# BRIEF:
Write out, word for word, the first line of the data below and every line after it through the one containing "(0,0) rectangle (1181,534);".
____ INFORMATION SHOWN
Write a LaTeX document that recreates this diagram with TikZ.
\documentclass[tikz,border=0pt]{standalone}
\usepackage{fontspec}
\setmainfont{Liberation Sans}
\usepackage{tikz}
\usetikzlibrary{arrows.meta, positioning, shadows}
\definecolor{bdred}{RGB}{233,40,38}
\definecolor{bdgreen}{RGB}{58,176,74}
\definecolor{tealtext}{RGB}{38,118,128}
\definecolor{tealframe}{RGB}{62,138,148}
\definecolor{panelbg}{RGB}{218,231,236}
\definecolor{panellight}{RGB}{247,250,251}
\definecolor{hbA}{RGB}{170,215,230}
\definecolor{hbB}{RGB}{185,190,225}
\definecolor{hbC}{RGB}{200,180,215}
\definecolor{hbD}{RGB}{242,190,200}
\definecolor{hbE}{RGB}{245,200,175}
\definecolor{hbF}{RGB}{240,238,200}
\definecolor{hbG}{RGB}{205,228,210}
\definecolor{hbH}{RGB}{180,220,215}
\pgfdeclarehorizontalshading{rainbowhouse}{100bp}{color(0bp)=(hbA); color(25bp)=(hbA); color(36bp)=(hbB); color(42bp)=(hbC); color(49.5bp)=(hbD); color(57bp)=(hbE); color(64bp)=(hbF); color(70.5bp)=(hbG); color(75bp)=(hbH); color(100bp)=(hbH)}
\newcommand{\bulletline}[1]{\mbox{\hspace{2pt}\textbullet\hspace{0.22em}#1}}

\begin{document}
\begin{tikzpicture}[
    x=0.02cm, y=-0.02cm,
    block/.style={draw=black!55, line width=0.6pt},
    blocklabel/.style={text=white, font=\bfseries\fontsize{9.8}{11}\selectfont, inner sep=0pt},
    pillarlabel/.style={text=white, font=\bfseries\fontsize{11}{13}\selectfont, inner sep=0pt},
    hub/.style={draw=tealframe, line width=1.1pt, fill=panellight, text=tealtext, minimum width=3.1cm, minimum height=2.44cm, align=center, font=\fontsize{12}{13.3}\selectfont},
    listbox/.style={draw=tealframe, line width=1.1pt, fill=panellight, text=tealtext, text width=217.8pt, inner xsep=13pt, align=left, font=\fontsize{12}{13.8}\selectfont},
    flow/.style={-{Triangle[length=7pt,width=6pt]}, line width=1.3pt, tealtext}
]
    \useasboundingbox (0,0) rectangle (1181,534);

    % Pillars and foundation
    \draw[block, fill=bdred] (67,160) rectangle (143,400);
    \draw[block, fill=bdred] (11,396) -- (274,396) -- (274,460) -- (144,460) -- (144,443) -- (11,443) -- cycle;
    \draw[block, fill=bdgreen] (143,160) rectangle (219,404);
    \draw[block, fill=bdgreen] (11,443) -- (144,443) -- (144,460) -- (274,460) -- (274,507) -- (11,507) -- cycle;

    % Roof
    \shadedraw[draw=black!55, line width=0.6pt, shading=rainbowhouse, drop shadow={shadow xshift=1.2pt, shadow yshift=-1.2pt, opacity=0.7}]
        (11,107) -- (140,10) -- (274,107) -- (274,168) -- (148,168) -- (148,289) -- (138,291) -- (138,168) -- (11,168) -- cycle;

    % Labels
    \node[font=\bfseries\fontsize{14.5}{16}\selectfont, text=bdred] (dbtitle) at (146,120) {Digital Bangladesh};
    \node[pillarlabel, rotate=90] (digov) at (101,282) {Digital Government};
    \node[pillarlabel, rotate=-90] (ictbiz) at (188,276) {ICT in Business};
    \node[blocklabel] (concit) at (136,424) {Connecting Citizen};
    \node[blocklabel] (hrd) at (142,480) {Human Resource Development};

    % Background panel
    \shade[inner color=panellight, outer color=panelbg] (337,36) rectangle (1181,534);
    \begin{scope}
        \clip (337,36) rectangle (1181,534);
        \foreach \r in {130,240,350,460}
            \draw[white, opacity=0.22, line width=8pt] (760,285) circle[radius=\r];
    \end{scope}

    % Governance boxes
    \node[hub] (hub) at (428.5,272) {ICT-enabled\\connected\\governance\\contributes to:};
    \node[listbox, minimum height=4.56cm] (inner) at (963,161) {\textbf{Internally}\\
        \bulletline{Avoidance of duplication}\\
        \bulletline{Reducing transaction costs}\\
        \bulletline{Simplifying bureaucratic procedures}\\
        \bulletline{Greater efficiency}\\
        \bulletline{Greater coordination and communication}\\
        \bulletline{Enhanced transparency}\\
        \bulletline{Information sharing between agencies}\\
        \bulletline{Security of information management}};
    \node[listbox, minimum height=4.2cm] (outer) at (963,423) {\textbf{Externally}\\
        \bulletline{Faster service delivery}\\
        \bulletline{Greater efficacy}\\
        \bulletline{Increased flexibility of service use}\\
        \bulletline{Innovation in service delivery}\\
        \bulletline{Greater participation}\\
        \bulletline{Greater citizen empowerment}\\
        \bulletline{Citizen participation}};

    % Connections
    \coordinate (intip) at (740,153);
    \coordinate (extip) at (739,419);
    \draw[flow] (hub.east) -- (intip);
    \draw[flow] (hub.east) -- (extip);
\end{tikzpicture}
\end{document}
________
# OUTPUT FOR THIS EXERCISE:
Write a LaTeX document that recreates this diagram with TikZ.
\documentclass[tikz,border=0pt]{standalone}
\usepackage{fontspec}
\setmainfont{Liberation Sans}
\usepackage{tikz}
\usetikzlibrary{arrows.meta, positioning, shadows}
\definecolor{bdred}{RGB}{233,40,38}
\definecolor{bdgreen}{RGB}{58,176,74}
\definecolor{tealtext}{RGB}{38,118,128}
\definecolor{tealframe}{RGB}{62,138,148}
\definecolor{panelbg}{RGB}{218,231,236}
\definecolor{panellight}{RGB}{247,250,251}
\definecolor{hbA}{RGB}{170,215,230}
\definecolor{hbB}{RGB}{185,190,225}
\definecolor{hbC}{RGB}{200,180,215}
\definecolor{hbD}{RGB}{242,190,200}
\definecolor{hbE}{RGB}{245,200,175}
\definecolor{hbF}{RGB}{240,238,200}
\definecolor{hbG}{RGB}{205,228,210}
\definecolor{hbH}{RGB}{180,220,215}
\pgfdeclarehorizontalshading{rainbowhouse}{100bp}{color(0bp)=(hbA); color(25bp)=(hbA); color(36bp)=(hbB); color(42bp)=(hbC); color(49.5bp)=(hbD); color(57bp)=(hbE); color(64bp)=(hbF); color(70.5bp)=(hbG); color(75bp)=(hbH); color(100bp)=(hbH)}
\newcommand{\bulletline}[1]{\mbox{\hspace{2pt}\textbullet\hspace{0.22em}#1}}

\begin{document}
\begin{tikzpicture}[
    x=0.02cm, y=-0.02cm,
    block/.style={draw=black!55, line width=0.6pt},
    blocklabel/.style={text=white, font=\bfseries\fontsize{9.8}{11}\selectfont, inner sep=0pt},
    pillarlabel/.style={text=white, font=\bfseries\fontsize{11}{13}\selectfont, inner sep=0pt},
    hub/.style={draw=tealframe, line width=1.1pt, fill=panellight, text=tealtext, minimum width=3.1cm, minimum height=2.44cm, align=center, font=\fontsize{12}{13.3}\selectfont},
    listbox/.style={draw=tealframe, line width=1.1pt, fill=panellight, text=tealtext, text width=217.8pt, inner xsep=13pt, align=left, font=\fontsize{12}{13.8}\selectfont},
    flow/.style={-{Triangle[length=7pt,width=6pt]}, line width=1.3pt, tealtext}
]
    \useasboundingbox (0,0) rectangle (1181,534);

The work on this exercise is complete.